# Custom Decals



## bradimous1 (Mar 3, 2010)

I am looking to design my own decal for a train. Has anyone done this or have any idea where to go for this. I haven't really looked into too much yet, but I went to the local hobby shop and he has a friend that he thinks would be able to do that for me. There are two different decals I want to design and it doesn't really seem to be cost effective to have it printed. I would want two of each of them, and I can really only find people that will do mass quantities. My thought process is currently changing and I am thinking that maybe it would be cheaper for me to find the decal paper, design it and go to staples and have them print it out.

any thoughts

oh, and the reason that I am looking to do this, is that I have two different close friends that own their own companies and I had at one time worked for them. I would like to get a couple of undecorated cars and make the cars for their companies and run them on my layout.


----------



## Stillakid (Jan 12, 2010)

Brad, I ordered a starter set from these people. Haven't used it yet, but the site really has a lot of info/options!

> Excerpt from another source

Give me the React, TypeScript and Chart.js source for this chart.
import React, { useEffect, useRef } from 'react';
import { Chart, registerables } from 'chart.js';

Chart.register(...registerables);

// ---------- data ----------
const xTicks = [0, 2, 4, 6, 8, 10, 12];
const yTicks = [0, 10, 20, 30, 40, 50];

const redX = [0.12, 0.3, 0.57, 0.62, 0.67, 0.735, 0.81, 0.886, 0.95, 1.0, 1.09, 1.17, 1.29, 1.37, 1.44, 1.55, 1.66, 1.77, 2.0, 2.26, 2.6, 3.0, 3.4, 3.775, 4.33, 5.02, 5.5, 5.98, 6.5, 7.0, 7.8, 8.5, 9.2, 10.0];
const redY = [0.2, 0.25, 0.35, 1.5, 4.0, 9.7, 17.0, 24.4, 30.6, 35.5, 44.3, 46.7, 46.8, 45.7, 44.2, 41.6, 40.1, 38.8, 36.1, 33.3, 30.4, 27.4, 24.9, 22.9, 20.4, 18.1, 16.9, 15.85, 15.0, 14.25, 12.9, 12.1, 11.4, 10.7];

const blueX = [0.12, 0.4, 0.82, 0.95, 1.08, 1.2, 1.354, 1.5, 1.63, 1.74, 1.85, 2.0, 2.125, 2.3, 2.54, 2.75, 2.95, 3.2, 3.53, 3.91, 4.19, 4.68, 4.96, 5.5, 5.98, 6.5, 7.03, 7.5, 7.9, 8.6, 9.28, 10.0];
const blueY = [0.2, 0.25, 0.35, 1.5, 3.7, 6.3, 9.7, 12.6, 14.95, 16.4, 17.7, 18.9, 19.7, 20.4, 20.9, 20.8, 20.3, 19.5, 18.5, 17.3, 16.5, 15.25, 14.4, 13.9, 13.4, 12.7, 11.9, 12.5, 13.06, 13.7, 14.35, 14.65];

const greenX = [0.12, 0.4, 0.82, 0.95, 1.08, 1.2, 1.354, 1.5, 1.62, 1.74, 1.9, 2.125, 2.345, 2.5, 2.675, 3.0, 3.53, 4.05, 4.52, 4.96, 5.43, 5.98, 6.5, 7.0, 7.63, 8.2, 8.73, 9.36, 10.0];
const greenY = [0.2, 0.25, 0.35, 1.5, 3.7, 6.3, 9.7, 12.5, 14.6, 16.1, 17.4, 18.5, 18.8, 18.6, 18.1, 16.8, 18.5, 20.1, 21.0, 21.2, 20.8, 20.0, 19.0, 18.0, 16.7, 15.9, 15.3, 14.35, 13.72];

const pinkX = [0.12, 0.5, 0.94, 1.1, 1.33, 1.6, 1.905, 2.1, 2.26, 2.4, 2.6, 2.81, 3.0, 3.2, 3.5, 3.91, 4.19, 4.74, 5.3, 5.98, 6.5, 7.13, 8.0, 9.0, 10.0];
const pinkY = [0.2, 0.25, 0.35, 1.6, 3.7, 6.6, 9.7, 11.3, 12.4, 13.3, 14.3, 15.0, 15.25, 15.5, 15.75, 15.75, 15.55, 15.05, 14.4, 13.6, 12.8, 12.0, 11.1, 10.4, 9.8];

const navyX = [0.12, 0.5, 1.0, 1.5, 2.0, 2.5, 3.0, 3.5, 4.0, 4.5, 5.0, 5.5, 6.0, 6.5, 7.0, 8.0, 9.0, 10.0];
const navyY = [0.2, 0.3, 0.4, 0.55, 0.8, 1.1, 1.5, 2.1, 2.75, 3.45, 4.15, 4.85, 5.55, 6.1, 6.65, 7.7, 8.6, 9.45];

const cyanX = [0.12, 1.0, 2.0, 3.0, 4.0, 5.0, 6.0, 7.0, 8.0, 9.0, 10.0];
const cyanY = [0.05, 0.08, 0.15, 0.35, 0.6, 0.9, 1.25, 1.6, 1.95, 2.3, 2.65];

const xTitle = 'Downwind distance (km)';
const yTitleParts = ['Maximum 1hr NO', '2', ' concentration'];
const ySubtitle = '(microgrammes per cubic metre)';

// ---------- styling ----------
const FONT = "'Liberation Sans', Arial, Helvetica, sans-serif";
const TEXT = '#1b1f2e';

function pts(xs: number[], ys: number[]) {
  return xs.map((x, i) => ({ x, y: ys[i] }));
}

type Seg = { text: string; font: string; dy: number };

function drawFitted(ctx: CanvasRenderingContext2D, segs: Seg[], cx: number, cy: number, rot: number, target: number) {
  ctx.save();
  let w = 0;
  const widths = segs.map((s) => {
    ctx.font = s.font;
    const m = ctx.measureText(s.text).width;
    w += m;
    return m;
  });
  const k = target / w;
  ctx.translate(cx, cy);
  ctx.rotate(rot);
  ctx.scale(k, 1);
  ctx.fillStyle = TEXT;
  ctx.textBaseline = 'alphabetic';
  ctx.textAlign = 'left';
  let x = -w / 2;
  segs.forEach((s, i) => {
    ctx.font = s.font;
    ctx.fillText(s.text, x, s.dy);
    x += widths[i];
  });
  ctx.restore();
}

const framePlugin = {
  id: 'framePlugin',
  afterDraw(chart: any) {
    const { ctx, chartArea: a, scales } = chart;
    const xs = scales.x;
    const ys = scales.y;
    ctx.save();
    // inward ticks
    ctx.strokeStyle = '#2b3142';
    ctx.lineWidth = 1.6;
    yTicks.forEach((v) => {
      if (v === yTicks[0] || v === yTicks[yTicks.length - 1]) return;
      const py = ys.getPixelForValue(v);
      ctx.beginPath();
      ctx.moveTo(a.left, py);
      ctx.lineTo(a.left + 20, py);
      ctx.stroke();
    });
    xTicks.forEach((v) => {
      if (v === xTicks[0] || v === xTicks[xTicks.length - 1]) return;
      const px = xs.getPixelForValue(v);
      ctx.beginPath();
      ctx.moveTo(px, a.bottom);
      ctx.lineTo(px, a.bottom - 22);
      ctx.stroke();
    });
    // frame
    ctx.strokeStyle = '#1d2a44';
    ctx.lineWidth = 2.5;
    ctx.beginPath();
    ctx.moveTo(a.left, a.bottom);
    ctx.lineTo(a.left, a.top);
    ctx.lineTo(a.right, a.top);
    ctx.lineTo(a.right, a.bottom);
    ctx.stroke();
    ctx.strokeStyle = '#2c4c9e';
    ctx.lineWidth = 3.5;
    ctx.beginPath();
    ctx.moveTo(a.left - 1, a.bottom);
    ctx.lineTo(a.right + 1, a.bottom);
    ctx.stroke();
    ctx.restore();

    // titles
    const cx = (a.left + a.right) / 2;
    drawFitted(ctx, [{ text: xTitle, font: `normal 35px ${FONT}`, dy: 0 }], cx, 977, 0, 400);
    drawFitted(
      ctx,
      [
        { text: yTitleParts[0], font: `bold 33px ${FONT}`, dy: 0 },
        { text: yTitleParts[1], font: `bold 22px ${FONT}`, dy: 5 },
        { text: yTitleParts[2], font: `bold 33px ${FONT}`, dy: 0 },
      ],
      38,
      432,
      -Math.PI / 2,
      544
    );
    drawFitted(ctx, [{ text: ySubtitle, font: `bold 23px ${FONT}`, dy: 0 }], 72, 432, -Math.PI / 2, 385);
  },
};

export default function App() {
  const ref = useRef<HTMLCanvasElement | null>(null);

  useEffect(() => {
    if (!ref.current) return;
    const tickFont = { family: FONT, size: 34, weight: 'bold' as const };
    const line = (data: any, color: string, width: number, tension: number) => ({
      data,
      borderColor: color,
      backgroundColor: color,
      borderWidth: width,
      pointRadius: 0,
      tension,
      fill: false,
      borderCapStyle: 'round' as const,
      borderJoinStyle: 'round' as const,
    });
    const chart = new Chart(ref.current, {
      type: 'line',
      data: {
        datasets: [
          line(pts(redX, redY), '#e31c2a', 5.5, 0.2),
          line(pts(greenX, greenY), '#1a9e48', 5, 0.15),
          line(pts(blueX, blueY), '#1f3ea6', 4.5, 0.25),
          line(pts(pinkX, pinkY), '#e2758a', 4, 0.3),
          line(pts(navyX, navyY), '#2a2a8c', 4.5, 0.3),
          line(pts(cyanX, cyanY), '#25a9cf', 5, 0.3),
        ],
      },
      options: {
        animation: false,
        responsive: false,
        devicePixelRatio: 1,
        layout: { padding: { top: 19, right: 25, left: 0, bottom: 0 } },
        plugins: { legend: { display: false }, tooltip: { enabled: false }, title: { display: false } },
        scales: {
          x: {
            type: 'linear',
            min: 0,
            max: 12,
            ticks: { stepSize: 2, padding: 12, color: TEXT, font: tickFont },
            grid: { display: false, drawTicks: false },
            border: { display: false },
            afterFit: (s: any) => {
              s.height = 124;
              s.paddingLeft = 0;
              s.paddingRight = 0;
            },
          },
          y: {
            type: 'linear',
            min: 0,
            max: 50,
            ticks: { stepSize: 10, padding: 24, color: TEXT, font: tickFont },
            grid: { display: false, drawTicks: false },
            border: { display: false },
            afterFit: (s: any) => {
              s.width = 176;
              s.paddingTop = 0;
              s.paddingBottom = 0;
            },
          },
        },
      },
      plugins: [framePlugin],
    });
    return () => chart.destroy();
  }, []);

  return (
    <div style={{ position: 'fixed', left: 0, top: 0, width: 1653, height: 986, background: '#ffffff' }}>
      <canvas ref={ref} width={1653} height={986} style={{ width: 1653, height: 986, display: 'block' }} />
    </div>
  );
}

http://www.mcgpaper.com/modeldecals.html

Good Luck
Jim


----------



## bradimous1 (Mar 3, 2010)

Stillakid said:


> Brad, I ordered a starter set from these people. Haven't used it yet, but the site really has a lot of info/options!
> 
> http://www.mcgpaper.com/modeldecals.html
> 
> ...


thanks so much Jim... this kit is actually cheaper than the person I talked to about doing them for me wanted for one of the designs... and I don't get the pleasure of doing it myself. This is awesome!!!


----------



## tjcruiser (Jan 10, 2010)

And Jim ...

We're all watching / hoping that you'll post your results when you dive in. I'm quite intrigued to peek over your shoulder here, if I may!

TJ


----------



## Stillakid (Jan 12, 2010)

Brad, you're welcome

TJ, peek away! I just finished stripping a 1110 & 2-2026's, it will be soon


----------



## imatt88 (Jan 31, 2010)

Brad,

any luck with your decals?


----------



## bradimous1 (Mar 3, 2010)

not yet... haven't really tried too hard... I am kind of waiting on expanding my train collection until I have the layout built... or at least have the track laid. I will keep you posted on it though.


----------



## imatt88 (Jan 31, 2010)

Brad,

Ok, sounds good. I can all the preliminary resto work done on the Alcos until then

Cheers, Ian


----------